Steinbrenner backed Cashman, who has run the Yankees' baseball operations since 1998, while saying "I'm not even thinking about" a possible contract extension, pointing to the Yankees' past precedent. At the same time, he pointed to a new performance lab at the team's complex in Tampa, Florida, as a sign that the team under Cashman is evolving.
"I am involved intimately on a daily basis," Steinbrenner said. "And if there was a situation where we're just stagnant in our thinking and stagnant in the way we approach problems and solutions and make decisions, then that would be of grave concern to me. But the reality is, Brian has been great about going with the flow of what's going on in the industry, what other teams are doing, what different things we're doing internally. It's stagnation that would bother me, not so much somebody's been here 20-plus years."

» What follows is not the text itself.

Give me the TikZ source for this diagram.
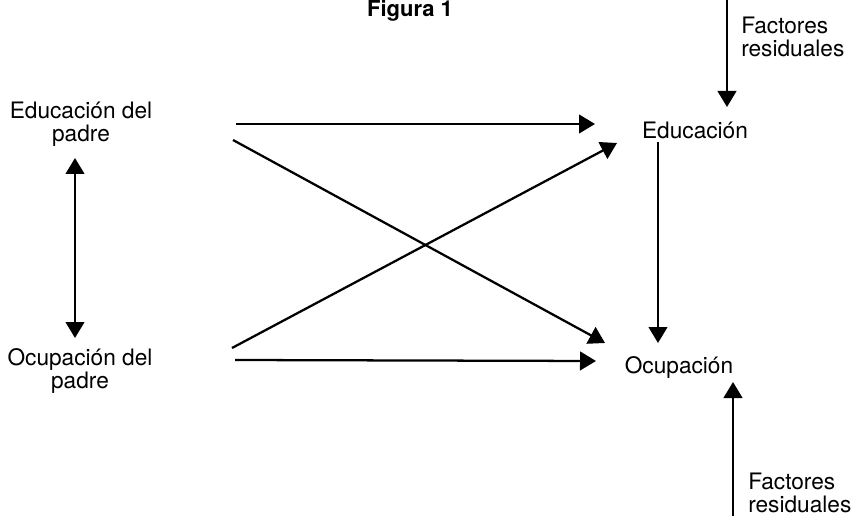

Steinbrenner added: "He gets a bad rap for being too analytical. It's just it's not the case. Some teams are more. But analytics is information. So I don't think there's a CEO in the country that wouldn't want to have as much information as he or she possibly can to make decisions. So, I mean, it's almost like a bad word sometimes, it seems like. But it's information. I mean, the more information you could get, the better-positioned you are to make a decision. That's the way I've always seen it, and he agrees with me."
Steinbrenner touched on a litany of other subjects as well, including:
All-Star outfielder Aaron Judge, who is due to hit free agency after the 2022 season: "He's a great Yankee. He's one of the faces of the franchise, and he's a great leader, great in the clubhouse. So it's definitely something I'm willing to talk to Cash about, but nothing formal has happened yet."
All-Star outfielder Joey Gallo, who hit .160/.303/.404 for the Yankees after they acquired him from Texas at the trade deadline: "Do I wish he had performed a bit better? Yes, of course. But I'm not worried. Watch him next year."
Ace Gerrit Cole, who struggled down the stretch and lost the wild-card game: "Am I concerned? No. He's too good an athlete with too good of tools."
Shortstop prospects Anthony Volpe and Oswald Peraza and whether their presence could prompt the Yankees to sign a shortstop who might be likelier to move to third base: "It's conceivable the two years from now they could be the middle of our infield -- or middle of the infield on any team for that matter. They're very talented. We're excited about it."
Steinbrenner, who sits on the powerful labor policy committee that is attempting to negotiate a new collective-bargaining agreement with the MLB Players Association before its Dec. 1 expiration, said about the possibility of a deal: "We have two full weeks. And, like we said, meetings are continuous. A lot is being discussed."
Earlier discussions included a proposal from MLB that would have included a $100 million salary floor and a lower luxury-tax threshold, which would have potentially led to more severe financial penalties for teams such as the Yankees that typically breach it.
"All I can tell you is there's seven of us on labor policy," Steinbrenner said. "Boston, several mid-markets, couple small markets. We're a very diverse group. And when we came up with a proposal, including CBT and luxury tax, that we brought to the union, it was a unanimous -- on our committee -- a unanimous deal. And every owner on the committee, there are certainly things in the proposal that we didn't like. Every owner. But we wanted to put together a proposal that addressed their concerns and come together as a group and really do that. And we did. But specific things? Nothing's ever going to be perfect. In anything."